A Down Market Could Hamper Stock Offering by New Chemical
The weak market for bank stocks is raising questions about whether Chemical Banking Corp. will have to scale back its plans to issue $1.25 billion in stock next month to help finance its acquisition of Manufacturers Hanover Corp.
Just two days ago, Bank of New York Co. was forced to withdraw its planned $150 million equity offering, underscoring how the market has turned against banks.
Chemical has committed to raise at least $550 million immediately after the merger, which is expected to close Dec. 31, but hopes to fetch more than twice as much.
But the prospects for a larger offering may be in doubt because Chemical's shares, which were trading at $22.625 late Tuesday, have taken a beating lately.
The price is off 12.6% since early November and 25% since August. The banks announced the merger on July 15.
"At [current prices] I'd be surprised to see them issue the whole amount," said Bruce Herring, a portfolio manager for Fidelity Investments, which currently owns about two million shares of the two companies.
Mr. Herring said the additional shares that would have to be issued at current prices for the bank to raise $1.25 billion would cause too much dilution in shareholder earnings.
If forced to curtail the offering, the merged company's drive to win at least a single-A credit rating could suffer a setback, analysts said.
The banks said Tuesday they have no plans to change the size of the offering, even though managers are clearly not happy with the performance of Chemical's shares. They said last week that there indeed was a price at which the full $1.25 billion would not be raised.

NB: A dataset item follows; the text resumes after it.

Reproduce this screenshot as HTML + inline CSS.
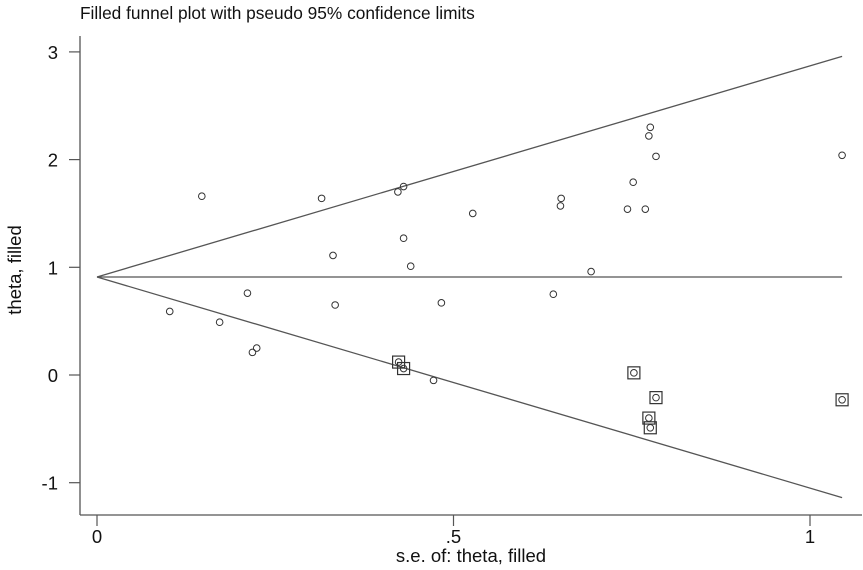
<!DOCTYPE html>
<html><head><meta charset="utf-8"><style>
html,body{margin:0;padding:0;background:#fff;}
svg{display:block;font-family:"Liberation Sans",Arial,sans-serif;}
</style></head><body>
<svg id="chart" width="863" height="570" viewBox="0 0 863 570"></svg>
<script>
const theta0 = 0.91;
const seMax = 1.045;
const xTicks = [0, 0.5, 1];
const xTickLabels = ["0", ".5", "1"];
const yTicks = [-1, 0, 1, 2, 3];
const yTickLabels = ["-1", "0", "1", "2", "3"];
const obsSE = [.147,.102,.172,.211,.218,.224,.315,.331,.334,.422,.43,.43,.44,.483,.527,.472,.64,.651,.65,.693,.744,.752,.769,.776,.774,.784,1.045];
const obsTheta = [1.66,.59,.49,.76,.21,.25,1.64,1.11,.65,1.70,1.75,1.27,1.01,.67,1.50,-.05,.75,1.64,1.57,.96,1.54,1.79,1.54,2.30,2.22,2.03,2.04];
const fillSE = [.423,.43,.753,.784,.774,.776,1.045];
const fillTheta = [.12,.06,.02,-.21,-.40,-.49,-.23];

const NS = "http://www.w3.org/2000/svg";
const svg = document.getElementById("chart");
const xS = v => 97 + v * 713;
const yS = v => 375 - v * 107.7;
function mk(tag, attrs, parent) {
  const e = document.createElementNS(NS, tag);
  for (const k in attrs) e.setAttribute(k, attrs[k]);
  (parent || svg).appendChild(e);
  return e;
}
const st = "#555";
let t = mk("text", {x: 80, y: 19, "font-size": 17.3, fill: "#111"});
t.textContent = "Filled funnel plot with pseudo 95% confidence limits";


let ax = mk("line", {x1: 80, y1: 36, x2: 80, y2: 515, stroke: st, "stroke-width": 1.3});


let bx = mk("line", {x1: 80, y1: 515, x2: 862, y2: 515, stroke: st, "stroke-width": 1.3});


yTicks.forEach((v, i) => {
  const y = yS(v);
  let l = mk("line", {x1: 69, y1: y, x2: 80, y2: y, stroke: st, "stroke-width": 1.2});
  
  
  let tx = mk("text", {x: 58, y: y + 7, "font-size": 18.5, "text-anchor": "end", fill: "#111"});
  tx.textContent = yTickLabels[i];
  
  
});
xTicks.forEach((v, i) => {
  const x = xS(v);
  let l = mk("line", {x1: x, y1: 515, x2: x, y2: 526, stroke: st, "stroke-width": 1.2});
  
  
  let tx = mk("text", {x: x, y: 543, "font-size": 18.5, "text-anchor": "middle", fill: "#111"});
  tx.textContent = xTickLabels[i];
  
  
});
let xt = mk("text", {x: 471, y: 562, "font-size": 18.5, "text-anchor": "middle", fill: "#111"});
xt.textContent = "s.e. of: theta, filled";


let yt = mk("text", {x: 21, y: 270, "font-size": 18.5, "text-anchor": "middle", fill: "#111", transform: "rotate(-90 21 270)"});
yt.textContent = "theta, filled";


let cl = mk("line", {x1: xS(0), y1: yS(theta0), x2: xS(seMax), y2: yS(theta0), stroke: st, "stroke-width": 1.3});


let ul = mk("line", {x1: xS(0), y1: yS(theta0), x2: xS(seMax), y2: yS(theta0 + 1.96 * seMax), stroke: st, "stroke-width": 1.3});


let ll = mk("line", {x1: xS(0), y1: yS(theta0), x2: xS(seMax), y2: yS(theta0 - 1.96 * seMax), stroke: st, "stroke-width": 1.3});


obsSE.forEach((s, i) => {
  let c = mk("circle", {cx: xS(s), cy: yS(obsTheta[i]), r: 3.3, fill: "none", stroke: "#333", "stroke-width": 1});
  
  
});
fillSE.forEach((s, i) => {
  const x = xS(s), y = yS(fillTheta[i]);
  let r = mk("rect", {x: x - 6, y: y - 6, width: 12, height: 12, fill: "none", stroke: "#333", "stroke-width": 1.2});
  
  
  let c = mk("circle", {cx: x, cy: y, r: 3.3, fill: "none", stroke: "#333", "stroke-width": 1});
  
  
});
</script>
</body></html>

"We are convinced our stock is undervalued," Joseph Sponholz said last week. Mr. Sponholz is Chemical's chief financial officer and merger coordinator for the two institutions.

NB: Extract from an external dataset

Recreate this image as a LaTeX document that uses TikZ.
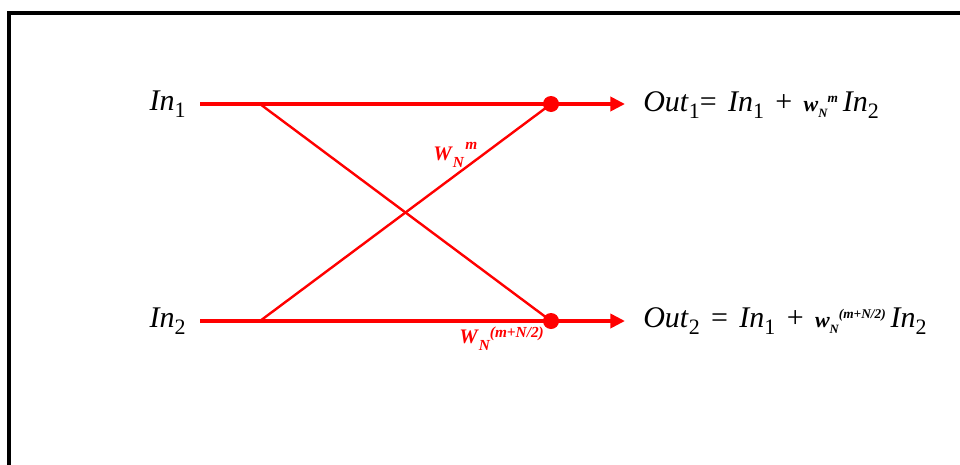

The banks held a joint analyst meeting last week in hopes of convincing investors that they are actually ahead of their cost cutting plans, not behind as they think the market believes.
They said projected cost savings of $650 million from the merger are "in the bag."
However, while some analysts reiterated their buy ratings on the stock, it has not rebounded.
Analysts emphasized that market conditions could improve as quickly as they deteriorated. "You have to remember that eight weeks ago [Chemical's] stock was at $28 a share," said James McDermott Jr., president of Keefe Bruyette & Woods Inc. "It could easily be back in that range eight weeks from now," about when the company is expected to issue.
Even at current levels, he said he believed the new Chemical would issue the full amount, adding that the price would likely rise when Chemical began marketing the issue in early January.
Deal Depends on Market
Still, unless overall market conditions improve, Chemical is likely to face an uphill battle.
The Dow Jones industrial average is off more than 100 points, or about 3%, since mid-November when the Senate passed a bill capping credit card interest rates. Although no law emerged, the action shook the markets, and they have not fully recovered. Bank stocks are off 6.8% in the period.
Meanwhile, there are increasing signs that the economic recovery is sputtering.
Goldman, Sachs & Co., Lehman Brothers, Merrill Lynch & Co., and Morgan Stanley & Co. are the lead managers. They have committed to raise at least $550 million, enough to cover the restructuring charge the new Chemical plans to take when the merger is signed.
Analysts said NCNB Corp. should have less of a problem with its planned $ 250 million stock offering, also expected early next year, because the bank is trying to raise much less.